Lou Garner was a contributing editor for Popular Electronics for over 25 years. He wrote the lead article, "Build Your Own Bike Radio", in the very first issue of Popular Electronics (October 1954). This told you how to build a four-tube battery-powered radio that attached to the bicycle handle bars. In the April 1955 issue he presented his vacuum tube version of the Theremin musical instrument. He redid this design with transistors in the November 1967 issue. This classic design was sold as a kit by SWTPC of over 10 years.
In addition to construction articles he was given a column called Transistor Topics (June 1956). In April1955 a CK722 transistor cost over $3 and a bottle of Coca-Cola cost a nickel. Transistors soon cost less than a dollar and transistor project became common in every issue of Popular Electronics. The column was renamed to Solid State in 1965 and ran under his byline until December 1978. The 25th anniversary issue (October 1979) had his last column titled "Down Nostalgia Lane". He remained on the masthead until February 1980
His byline for his Transistor Topics and Solid State columns was Lou Garner, but he used his full name for articles.
This 2N34 Germanium PNP Alloy Junction Transistor is from Lou Garner's collection. The1954 Allied Radio catalog listed the RCA 2N34 for $13.40. (Transistor History 101 by Bob McGarrah)

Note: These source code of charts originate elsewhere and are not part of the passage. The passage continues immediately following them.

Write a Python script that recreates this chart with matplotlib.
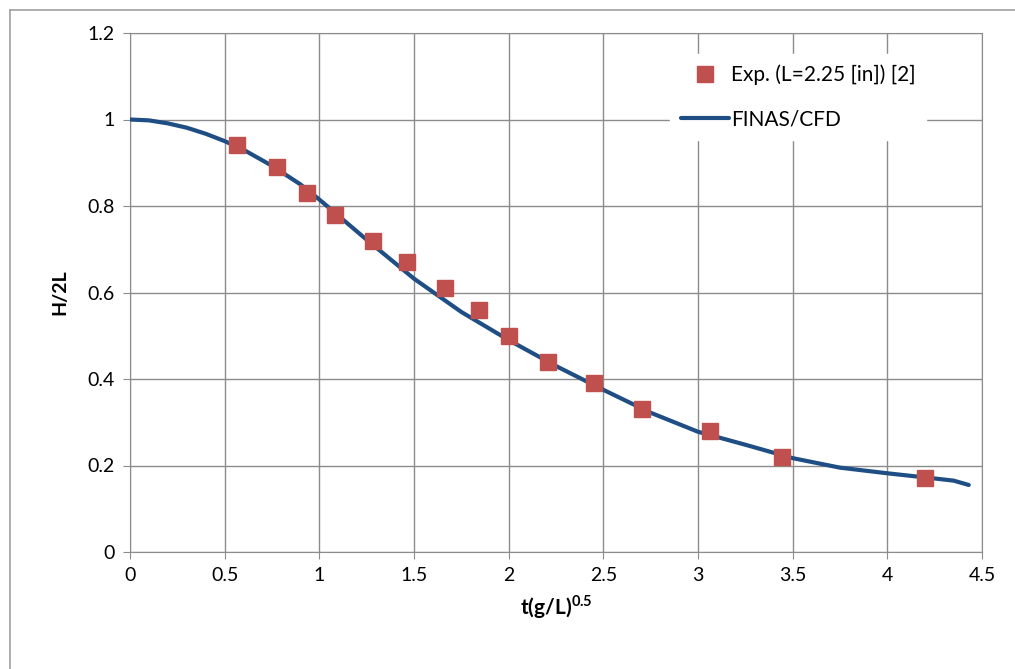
import matplotlib.pyplot as plt
import matplotlib.lines as mlines

plt.rcParams['font.family'] = ['Lato', 'DejaVu Sans']
plt.rcParams['mathtext.fontset'] = 'custom'
plt.rcParams['mathtext.bf'] = 'Lato:bold'

# experiment (L=2.25 in)
exp_t = [0.565, 0.777, 0.935, 1.083, 1.284, 1.463, 1.664, 1.844, 2.002,
         2.208, 2.451, 2.705, 3.064, 3.444, 4.20]
exp_h = [0.94, 0.89, 0.83, 0.78, 0.72, 0.67, 0.61, 0.56, 0.50,
         0.44, 0.39, 0.33, 0.28, 0.22, 0.17]

# FINAS/CFD curve
cfd_t = [0.0, 0.1, 0.2, 0.3, 0.4, 0.5, 0.6, 0.75, 0.9, 1.0,
         1.25, 1.5, 1.75, 2.0, 2.25, 2.5, 2.75, 3.0, 3.25, 3.5, 3.75, 4.0,
         4.25, 4.35, 4.43]
cfd_h = [1.0, 0.998, 0.991, 0.981, 0.967, 0.950, 0.930, 0.893, 0.85, 0.815,
         0.722, 0.632, 0.555, 0.49, 0.43, 0.375, 0.322,
         0.278, 0.248, 0.217, 0.195, 0.182, 0.170, 0.165, 0.155]

fig = plt.figure(figsize=(10.15, 6.69), dpi=100)
ax = fig.add_axes([130/1015, 1-552/669, 852/1015, 519/669])

red = '#C0504D'
blue = '#1F4E85'

ax.plot(cfd_t, cfd_h, color=blue, lw=3, solid_capstyle='round',
        solid_joinstyle='round', zorder=3)
ax.plot(exp_t, exp_h, ls='none', marker='s', ms=12, color=red, zorder=4)

ax.set_xlim(0, 4.5)
ax.set_ylim(0, 1.2)
ax.set_xticks([0, 0.5, 1, 1.5, 2, 2.5, 3, 3.5, 4, 4.5])
ax.set_xticklabels(['0', '0.5', '1', '1.5', '2', '2.5', '3', '3.5', '4', '4.5'])
ax.set_yticks([0, 0.2, 0.4, 0.6, 0.8, 1.0, 1.2])
ax.set_yticklabels(['0', '0.2', '0.4', '0.6', '0.8', '1', '1.2'])
ax.grid(True, color='#8C8C8C', lw=1)
ax.set_axisbelow(True)
for s in ax.spines.values():
    s.set_color('#8C8C8C')
ax.tick_params(direction='out', length=5, color='#8C8C8C', labelsize=14, pad=6)

ax.set_xlabel(r'$\mathbf{t(g/L)}^{\mathbf{0.5}}$', fontsize=15, labelpad=6)
ax.set_ylabel('H/2L', fontsize=14, fontweight='bold', labelpad=14)

h_exp = mlines.Line2D([], [], ls='none', marker='s', ms=12, color=red)
h_cfd = mlines.Line2D([], [], color=blue, lw=3, solid_capstyle='round')
leg = ax.legend([h_exp, h_cfd], ['Exp. (L=2.25 [in]) [2]', 'FINAS/CFD'],
                loc='upper left', bbox_to_anchor=(660/1015, 1-44/669),
                bbox_transform=fig.transFigure, fontsize=15, frameon=True,
                fancybox=False, edgecolor='white', facecolor='white',
                framealpha=1, handlelength=2.3, handletextpad=0.1,
                labelspacing=1.15, borderpad=0.5)

# outer chart border
fig.add_artist(mlines.Line2D([9.5/1015, 9.5/1015], [0, 1-10/669],
                             color='#A0A0A0', lw=1.2))
fig.add_artist(mlines.Line2D([9.5/1015, 1], [1-10/669, 1-10/669],
                             color='#A0A0A0', lw=1.2))

fig.savefig('out.png', dpi=100, facecolor='white')
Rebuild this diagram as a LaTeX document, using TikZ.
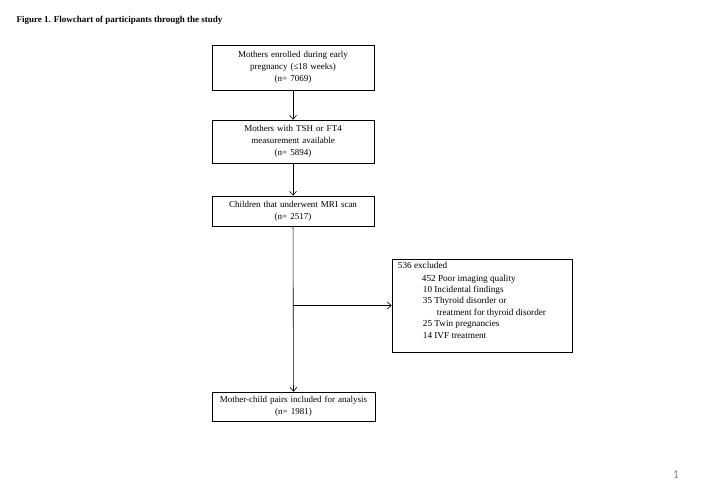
\documentclass[tikz,border=0pt]{standalone}
\usepackage{fontspec}
\setmainfont{Liberation Serif}
\newfontfamily\pagefont{Carlito}
\usetikzlibrary{arrows.meta}
\tikzset{
  flowbox/.style={draw, line width=0.6pt, inner sep=0pt, text width=#1, align=center,
    font=\fontsize{9}{12}\selectfont},
  flowbox/.default=162pt,
  flowarrow/.style={line width=0.6pt, -{Straight Barb[length=4pt,width=7pt]}}
}
\begin{document}
\begin{tikzpicture}[x=1pt,y=-1pt]
\useasboundingbox (0,0) rectangle (720,498);
\node[anchor=base west, font=\fontsize{9}{10}\selectfont\bfseries] (title) at (13,22)
  {Figure 1. Flowchart of participants through the study};
\node[flowbox, minimum height=45pt] (enrolled) at (293,67.5)
  {Mothers enrolled during early\\ pregnancy (≤18 weeks)\\ (n= 7069)};
\node[flowbox, minimum height=43pt] (thyroid) at (293,141.5)
  {Mothers with TSH or FT4\\ measurement available\\ (n= 5894)};
\node[flowbox, minimum height=30pt] (mri) at (293,211)
  {Children that underwent MRI scan\\ (n= 2517)};
\node[flowbox=163pt, minimum height=29pt] (pairs) at (293.5,406.5)
  {Mother-child pairs included for analysis\\ (n= 1981)};
\node[draw, line width=0.6pt, minimum width=180pt, minimum height=93pt, inner sep=0pt]
  (excl) at (482,305.5) {};
\node[anchor=north west, inner sep=0pt, align=left, font=\fontsize{9.2}{11.4}\selectfont]
  (excltext) at ([xshift=6pt,yshift=-3pt]excl.north west)
  {536 excluded\\[1.5pt]
   \hspace*{24pt}452 Poor imaging quality\\
   \hspace*{25pt}10 Incidental findings\\
   \hspace*{25pt}35 Thyroid disorder or\\
   \hspace*{39pt}treatment for thyroid disorder\\
   \hspace*{25pt}25 Twin pregnancies\\
   \hspace*{25pt}14 IVF treatment};
\coordinate (branch) at (mri.south |- excl.west);
\draw[flowarrow] (enrolled) -- (thyroid);
\draw[flowarrow] (thyroid) -- (mri);
\draw[flowarrow] (mri) -- (pairs);
\draw[flowarrow] (branch) -- (excl.west);
\node[anchor=base, text=black!45, font=\pagefont\fontsize{12}{13}\selectfont] (pagenum) at (676,478) {1};
\end{tikzpicture}
\end{document}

In January 1972 Electronics World was merged into Popular Electronics. This "new look" did not go over well with many contributing authors (and readers.) Daniel Meyer, Don Lancaster and many other authors immediately started writing for the competing Radio-Electronics magazine. In June of 1972 Lou Garner moved to Radio-Electronics as the Semiconductor Editor. His State of Solid State column appeared there until October 1973, he returned to Popular Electronics in November 1973.
Before Popular Electronics was started Lou wrote articles for another Ziff Davis publication, Radio and Television News. (Wide frequency range square-wave clipper. March 1950)
Lou also wrote for other magazines. He wrote "How To Troubleshoot Your Projects" in the March 1961 issue of Electronics Illustrated.